AP Physics 1- 8.2 Pressure- Study Notes- New Syllabus
AP Physics 1-8.2 Pressure – Study Notes
AP Physics 1-8.2 Pressure – Study Notes -AP Physics 1 – per latest Syllabus.
Key Concepts:
- Pressure Exerted on a Surface
- Pressure Exerted by a Fluid
Pressure Exerted on a Surface
Pressure is the amount of force exerted per unit area of a surface. It describes how a force is distributed over the surface on which it acts.
Relevant Equation:
\( P = \dfrac{F}{A} \)
- \( P \) = pressure (Pa, Pascals)
- \( F \) = perpendicular (normal) force exerted (N)
- \( A \) = surface area over which the force is distributed (m\(^2\))
Key Points:
- Pressure is a scalar quantity, though the force that causes it has a direction.
- If the same force acts on a smaller area, the pressure increases.
- Only the normal component of the force contributes to pressure (forces parallel to the surface cause shear, not pressure).
Example :
A box of weight \( 200 \, \text{N} \) rests on a table with a base area of \( 0.5 \, \text{m}^2 \). Find the pressure it exerts on the table.
▶️Answer/Explanation
\( P = \dfrac{F}{A} = \dfrac{200}{0.5} = 400 \, \text{Pa} \)
Answer: The pressure on the table is \( 400 \, \text{Pa} \).
Example :
A person of mass \( 60 \, \text{kg} \) is standing on one foot. The area of the foot in contact with the ground is \( 0.03 \, \text{m}^2 \). Calculate the pressure exerted on the ground. (Take \( g = 9.8 \, \text{m/s}^2 \)).
▶️Answer/Explanation
Force due to weight: \( F = m g = 60 \times 9.8 = 588 \, \text{N} \)
Pressure: \( P = \dfrac{F}{A} = \dfrac{588}{0.03} \approx 1.96 \times 10^4 \, \text{Pa} \)
Answer: Pressure on the ground ≈ \( 1.96 \times 10^4 \, \text{Pa} \).
Pressure Exerted by a Fluid
The pressure exerted by a fluid at a given depth is due to the weight of the fluid above that point. Fluid pressure increases with depth and acts equally in all directions (Pascal’s principle).
Relevant Equation:
\( P = P_0 + \rho g h \)
- \( P \) = total pressure at depth \( h \)

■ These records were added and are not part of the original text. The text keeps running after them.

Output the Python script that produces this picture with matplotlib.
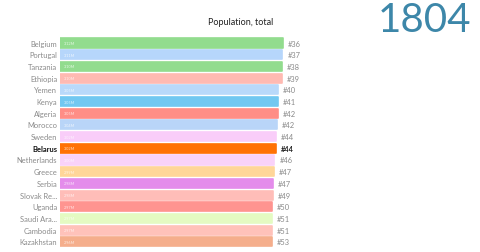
import matplotlib
matplotlib.use("Agg")
import matplotlib.pyplot as plt

# data (1804 frame)
countries = ["Belgium", "Portugal", "Tanzania", "Ethiopia", "Yemen", "Kenya",
             "Algeria", "Morocco", "Sweden", "Belarus", "Netherlands", "Greece",
             "Serbia", "Slovak Re...", "Uganda", "Saudi Ara...", "Cambodia", "Kazakhstan"]
population_m = [3.12, 3.11, 3.10, 3.10, 3.05, 3.05, 3.05, 3.04, 3.02, 3.02,
                3.00, 2.99, 2.98, 2.98, 2.97, 2.97, 2.97, 2.96]
ranks = ["#36", "#37", "#38", "#39", "#40", "#41", "#42", "#42", "#44", "#44",
         "#46", "#47", "#47", "#49", "#50", "#51", "#51", "#53"]
colors = ["#92dc8e", "#b6d6fb", "#92dc8e", "#ffbab2", "#b9d9fa", "#72c8f1",
          "#ff8e86", "#b9d5f8", "#f9cdf9", "#ff7204", "#f9d2f9", "#ffd699",
          "#e48ceb", "#ffbdb8", "#ff9490", "#e4fbc2", "#ffc2ba", "#f5ae8c"]
highlight = "Belarus"
year = "1804"
title = "Population, total"

plt.rcParams["font.family"] = ["Lato", "DejaVu Sans"]

fig = plt.figure(figsize=(4.8, 2.53), dpi=100)
ax = fig.add_axes([0.125, 0.017, 0.875, 0.832])

y = list(range(len(countries)))
bars = ax.barh(y, population_m, height=0.78, color=colors, edgecolor=colors,
               linewidth=1.2, joinstyle="round")
ax.set_xlim(0, 5.876)
ax.set_ylim(len(countries) - 0.5, -0.5)
ax.axis("off")

for i, (name, val, rk) in enumerate(zip(countries, population_m, ranks)):
    hl = name == highlight
    ax.text(-0.04, i, name, ha="right", va="center", fontsize=5.4,
            color="#111111" if hl else "#8a8a8a",
            fontweight="bold" if hl else "normal")
    ax.text(0.05, i, f"{val:.2f}M", ha="left", va="center", fontsize=2.8,
            color="#ffffff", alpha=0.75)
    ax.text(val + 0.07, i, rk, ha="left", va="center", fontsize=5.4,
            color="#222222" if hl else "#8a8a8a",
            fontweight="bold" if hl else "normal")

fig.text(0.502, 0.913, title, ha="center", va="center", fontsize=6.5, color="#222222")
fig.text(0.982, 0.918, year, ha="right", va="center", fontsize=29,
         color="#3d87a9", fontweight="normal")

fig.savefig("out.png", dpi=100, facecolor="white")
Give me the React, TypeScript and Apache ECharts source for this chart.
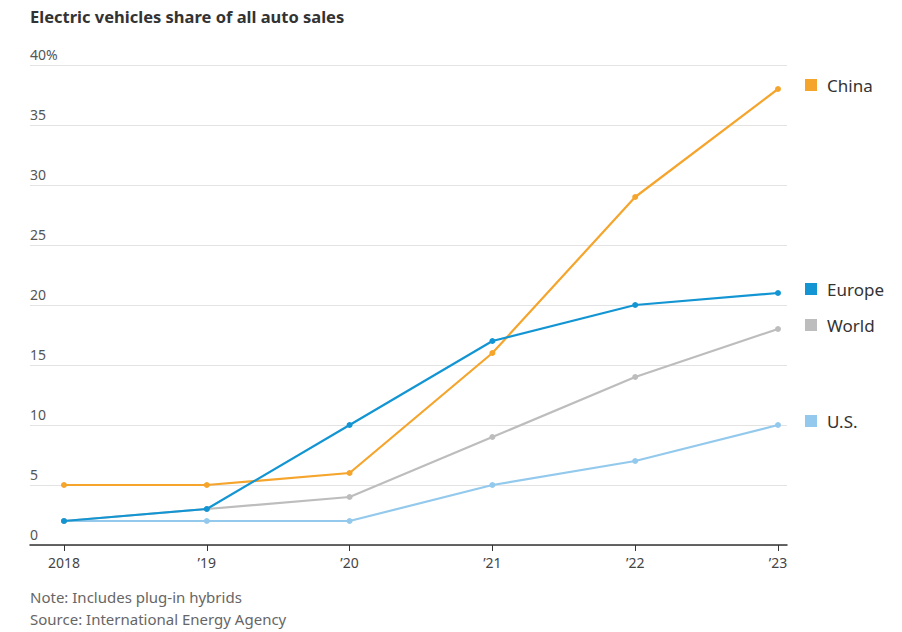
import React, { useEffect, useRef } from "react";
import * as echarts from "echarts";

const years = [2018, 2019, 2020, 2021, 2022, 2023];
const china = [5, 5, 6, 16, 29, 38];
const europe = [2, 3, 10, 17, 20, 21];
const world = [2, 3, 4, 9, 14, 18];
const us = [2, 2, 2, 5, 7, 10];
const yTicks = [0, 5, 10, 15, 20, 25, 30, 35, 40];

const FONT = "'Noto Sans', 'Open Sans', sans-serif";

export default function App() {
  const ref = useRef<HTMLDivElement>(null);
  useEffect(() => {
    if (!ref.current) return;
    const chart = echarts.init(ref.current, undefined, { renderer: "svg" });
    const mk = (name: string, vals: number[], color: string, z: number) => ({
      name,
      type: "line",
      z,
      data: years.map((y, i) => [y, vals[i]]),
      symbol: "circle",
      symbolSize: 6,
      lineStyle: { color, width: 2.2 },
      itemStyle: { color },
      endLabel: {
        show: true,
        offset: [19, -4],
        formatter: () => `{sq|}{n|${name}}`,
        rich: {
          sq: { width: 12, height: 12, backgroundColor: color },
          n: { fontSize: 17, color: "#333", fontFamily: FONT, padding: [0, 0, 0, 10] },
        },
      },
    });
    chart.setOption({
      animation: false,
      backgroundColor: "#fff",
      title: [
        {
          text: "Electric vehicles share of all auto sales",
          left: 30,
          top: 8,
          padding: 0,
          textStyle: { fontSize: 16.5, fontWeight: "bold", color: "#333", fontFamily: FONT },
        },
        {
          text: "Note: Includes plug-in hybrids\nSource: International Energy Agency",
          left: 30,
          top: 586,
          padding: 0,
          textStyle: { fontSize: 15, fontWeight: "normal", color: "#666", fontFamily: FONT, lineHeight: 22 },
        },
      ],
      grid: { left: 30, right: 115, top: 65, bottom: 87, containLabel: false },
      xAxis: {
        type: "value",
        min: 2017.762,
        max: 2023.063,
        splitLine: { show: false },
        axisLine: { show: true, onZero: false, lineStyle: { color: "#333", width: 1.5 } },
        axisTick: { show: true, customValues: years, length: 6, lineStyle: { color: "#333" } },
        axisLabel: {
          customValues: years,
          margin: 10,
          fontSize: 14,
          color: "#444",
          fontFamily: FONT,
          formatter: (v: number) => (v === 2018 ? "2018" : "\u2019" + String(v).slice(2)),
        },
      },
      yAxis: {
        type: "value",
        min: 0,
        max: 40,
        interval: 5,
        axisLine: { show: false },
        axisTick: { show: false },
        splitLine: { lineStyle: { color: "#e3e3e3", width: 1 } },
        axisLabel: {
          inside: true,
          margin: 0,
          verticalAlign: "bottom",
          padding: [0, 0, 4, 0],
          fontSize: 14,
          color: "#555",
          fontFamily: FONT,
          formatter: (v: number) => (yTicks.includes(v) ? (v === 40 ? "40%" : String(v)) : ""),
        },
      },
      series: [
        mk("U.S.", us, "#93c9ec", 2),
        mk("World", world, "#bdbdbd", 3),
        mk("China", china, "#f5a42c", 4),
        mk("Europe", europe, "#1295d2", 5),
      ],
    });
    return () => chart.dispose();
  }, []);
  return <div ref={ref} style={{ width: 902, height: 632, position: "absolute", left: 0, top: 0 }} />;
}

- \( P_0 \) = pressure at the surface of the fluid (often atmospheric pressure)
- \( \rho \) = density of the fluid (kg/m\(^3\))
- \( g \) = acceleration due to gravity (9.8 m/s\(^2\))
- \( h \) = depth below the fluid surface (m)
Key Points:
- Fluid pressure increases linearly with depth.
- At the same depth, pressure is the same in all directions (isotropic property of fluids).
- Only the vertical depth matters; shape of the container does not affect pressure at a given depth.
- Units of pressure: Pascal (Pa) = N/m\(^2\).
Example :
Find the pressure at a depth of 5 m in water. Take \( \rho = 1000 \, \text{kg/m}^3 \), \( g = 9.8 \, \text{m/s}^2 \), and atmospheric pressure \( P_0 = 1.01 \times 10^5 \, \text{Pa} \).
▶️Answer/Explanation
Fluid pressure due to water: \( \rho g h = 1000 \times 9.8 \times 5 = 4.9 \times 10^4 \, \text{Pa} \)
Total pressure: \( P = P_0 + \rho g h = 1.01 \times 10^5 + 4.9 \times 10^4 = 1.50 \times 10^5 \, \text{Pa} \)
Answer: Pressure at 5 m depth ≈ \( 1.5 \times 10^5 \, \text{Pa} \).
Example :
A diver is 20 m below the surface of a freshwater lake. Find the gauge pressure (only due to water, ignoring atmospheric pressure).
▶️Answer/Explanation
Gauge pressure: \( P = \rho g h = 1000 \times 9.8 \times 20 = 1.96 \times 10^5 \, \text{Pa} \)
Answer: Gauge pressure at 20 m depth = \( 1.96 \times 10^5 \, \text{Pa} \).